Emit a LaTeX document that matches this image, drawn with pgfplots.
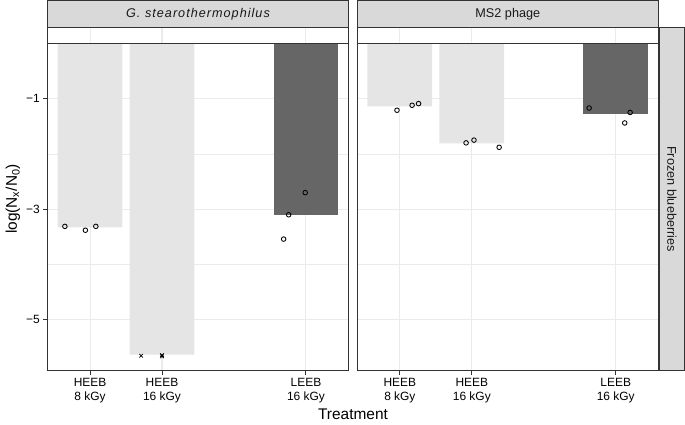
\documentclass[border=0pt]{standalone}
\usepackage{pgfplots}
\pgfplotsset{compat=1.18}
\usepackage{fontspec}
\setmainfont{Liberation Sans}
\newfontfamily\stripfont[LetterSpace=8]{Liberation Sans}
\definecolor{bord}{HTML}{333333}
\definecolor{stripbg}{HTML}{D9D9D9}
\definecolor{gridc}{HTML}{EBEBEB}
\definecolor{lightbar}{HTML}{E5E5E5}
\definecolor{darkbar}{HTML}{666666}
\pgfplotsset{
  panel/.style={
    scale only axis, width=300.8bp, height=343.4bp,
    xmin=0.41, xmax=4.59, ymin=-5.92, ymax=0.29,
    xtick={1,2,4}, ytick={-5,-3,-1}, minor ytick={-4,-2},
    xticklabels={{HEEB\\8 kGy},{HEEB\\16 kGy},{LEEB\\16 kGy}},
    xticklabel style={align=center, font=\fontsize{12}{14}\selectfont},
    yticklabel style={font=\fontsize{12}{14}\selectfont},
    grid=both,
    major grid style={gridc, line width=1.1bp},
    minor grid style={gridc, line width=0.55bp},
    minor tick length=0pt,
    tick align=outside, major tick length=4.4bp,
    tick style={bord, line width=1bp},
    xtick pos=bottom, ytick pos=left,
    axis line style={bord, line width=1bp},
    anchor=south west,
  },
  barp/.style={ybar, bar width=0.9, bar shift=0pt, draw=none, forget plot},
  circ/.style={only marks, mark=o, mark size=2.3bp, mark options={black, line width=0.85bp}, forget plot},
  crs/.style={only marks, mark=x, mark size=2.5bp, mark options={black, line width=0.8bp}, forget plot},
}
\begin{document}
\begin{tikzpicture}
\path[use as bounding box] (0,0) rectangle (685bp,425bp);
% left panel
\begin{axis}[panel, at={(47.6bp,54.3bp)}, yticklabels={−5,−3,−1}]
\addplot[barp, fill=lightbar] coordinates {(1,-3.33) (2,-5.63)};
\addplot[barp, fill=darkbar] coordinates {(4,-3.11)};
\addplot[circ] coordinates {(0.65,-3.31) (0.935,-3.38) (1.08,-3.31) (3.99,-2.70) (3.76,-3.10) (3.69,-3.54)};
\addplot[crs] coordinates {(1.71,-5.65) (2.0,-5.64) (2.0,-5.66)};
\draw[bord, line width=1bp] (axis cs:0.41,0) -- (axis cs:4.59,0);
\end{axis}
% right panel
\begin{axis}[panel, at={(357.4bp,54.3bp)}, yticklabels={}, ytick style={draw=none}]
\addplot[barp, fill=lightbar] coordinates {(1,-1.14) (2,-1.81)};
\addplot[barp, fill=darkbar] coordinates {(4,-1.28)};
\addplot[circ] coordinates {(0.96,-1.21) (1.17,-1.12) (1.26,-1.09) (1.92,-1.80) (2.03,-1.75) (2.38,-1.88) (3.63,-1.17) (4.20,-1.25) (4.125,-1.44)};
\draw[bord, line width=1bp] (axis cs:0.41,0) -- (axis cs:4.59,0);
\end{axis}
% strips
\draw[bord, fill=stripbg, line width=1bp] (47.6bp,397.7bp) rectangle (348.4bp,424.5bp);
\draw[bord, fill=stripbg, line width=1bp] (357.4bp,397.7bp) rectangle (658.2bp,424.5bp);
\draw[bord, fill=stripbg, line width=1bp] (659.6bp,54.3bp) rectangle (684.5bp,397.7bp);
\node[text=black!90, font=\stripfont\itshape\fontsize{12.7}{14}\selectfont] at (198bp,411.2bp) {G. stearothermophilus};
\node[text=black!90, font=\fontsize{12.7}{14}\selectfont] at (507.8bp,411.2bp) {MS2 phage};
\node[text=black!90, font=\fontsize{12.7}{14}\selectfont, rotate=-90] at (672bp,226bp) {Frozen blueberries};
% axis titles
\node[font=\fontsize{15.5}{18}\selectfont, anchor=base] at (353bp,5.5bp) {Treatment};
\node[font=\fontsize{15.5}{18}\selectfont, rotate=90] at (13bp,226bp) {log(N\textsubscript{x}/N\textsubscript{0})};
\end{tikzpicture}
\end{document}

# STATED GOAL
Reproduce the material above in full, exactly, with no images.

# RESULT FOR THIS TASK
Emit a LaTeX document that matches this image, drawn with pgfplots.
\documentclass[border=0pt]{standalone}
\usepackage{pgfplots}
\pgfplotsset{compat=1.18}
\usepackage{fontspec}
\setmainfont{Liberation Sans}
\newfontfamily\stripfont[LetterSpace=8]{Liberation Sans}
\definecolor{bord}{HTML}{333333}
\definecolor{stripbg}{HTML}{D9D9D9}
\definecolor{gridc}{HTML}{EBEBEB}
\definecolor{lightbar}{HTML}{E5E5E5}
\definecolor{darkbar}{HTML}{666666}
\pgfplotsset{
  panel/.style={
    scale only axis, width=300.8bp, height=343.4bp,
    xmin=0.41, xmax=4.59, ymin=-5.92, ymax=0.29,
    xtick={1,2,4}, ytick={-5,-3,-1}, minor ytick={-4,-2},
    xticklabels={{HEEB\\8 kGy},{HEEB\\16 kGy},{LEEB\\16 kGy}},
    xticklabel style={align=center, font=\fontsize{12}{14}\selectfont},
    yticklabel style={font=\fontsize{12}{14}\selectfont},
    grid=both,
    major grid style={gridc, line width=1.1bp},
    minor grid style={gridc, line width=0.55bp},
    minor tick length=0pt,
    tick align=outside, major tick length=4.4bp,
    tick style={bord, line width=1bp},
    xtick pos=bottom, ytick pos=left,
    axis line style={bord, line width=1bp},
    anchor=south west,
  },
  barp/.style={ybar, bar width=0.9, bar shift=0pt, draw=none, forget plot},
  circ/.style={only marks, mark=o, mark size=2.3bp, mark options={black, line width=0.85bp}, forget plot},
  crs/.style={only marks, mark=x, mark size=2.5bp, mark options={black, line width=0.8bp}, forget plot},
}
\begin{document}
\begin{tikzpicture}
\path[use as bounding box] (0,0) rectangle (685bp,425bp);
% left panel
\begin{axis}[panel, at={(47.6bp,54.3bp)}, yticklabels={−5,−3,−1}]
\addplot[barp, fill=lightbar] coordinates {(1,-3.33) (2,-5.63)};
\addplot[barp, fill=darkbar] coordinates {(4,-3.11)};
\addplot[circ] coordinates {(0.65,-3.31) (0.935,-3.38) (1.08,-3.31) (3.99,-2.70) (3.76,-3.10) (3.69,-3.54)};
\addplot[crs] coordinates {(1.71,-5.65) (2.0,-5.64) (2.0,-5.66)};
\draw[bord, line width=1bp] (axis cs:0.41,0) -- (axis cs:4.59,0);
\end{axis}
% right panel
\begin{axis}[panel, at={(357.4bp,54.3bp)}, yticklabels={}, ytick style={draw=none}]
\addplot[barp, fill=lightbar] coordinates {(1,-1.14) (2,-1.81)};
\addplot[barp, fill=darkbar] coordinates {(4,-1.28)};
\addplot[circ] coordinates {(0.96,-1.21) (1.17,-1.12) (1.26,-1.09) (1.92,-1.80) (2.03,-1.75) (2.38,-1.88) (3.63,-1.17) (4.20,-1.25) (4.125,-1.44)};
\draw[bord, line width=1bp] (axis cs:0.41,0) -- (axis cs:4.59,0);
\end{axis}
% strips
\draw[bord, fill=stripbg, line width=1bp] (47.6bp,397.7bp) rectangle (348.4bp,424.5bp);
\draw[bord, fill=stripbg, line width=1bp] (357.4bp,397.7bp) rectangle (658.2bp,424.5bp);
\draw[bord, fill=stripbg, line width=1bp] (659.6bp,54.3bp) rectangle (684.5bp,397.7bp);
\node[text=black!90, font=\stripfont\itshape\fontsize{12.7}{14}\selectfont] at (198bp,411.2bp) {G. stearothermophilus};
\node[text=black!90, font=\fontsize{12.7}{14}\selectfont] at (507.8bp,411.2bp) {MS2 phage};
\node[text=black!90, font=\fontsize{12.7}{14}\selectfont, rotate=-90] at (672bp,226bp) {Frozen blueberries};
% axis titles
\node[font=\fontsize{15.5}{18}\selectfont, anchor=base] at (353bp,5.5bp) {Treatment};
\node[font=\fontsize{15.5}{18}\selectfont, rotate=90] at (13bp,226bp) {log(N\textsubscript{x}/N\textsubscript{0})};
\end{tikzpicture}
\end{document}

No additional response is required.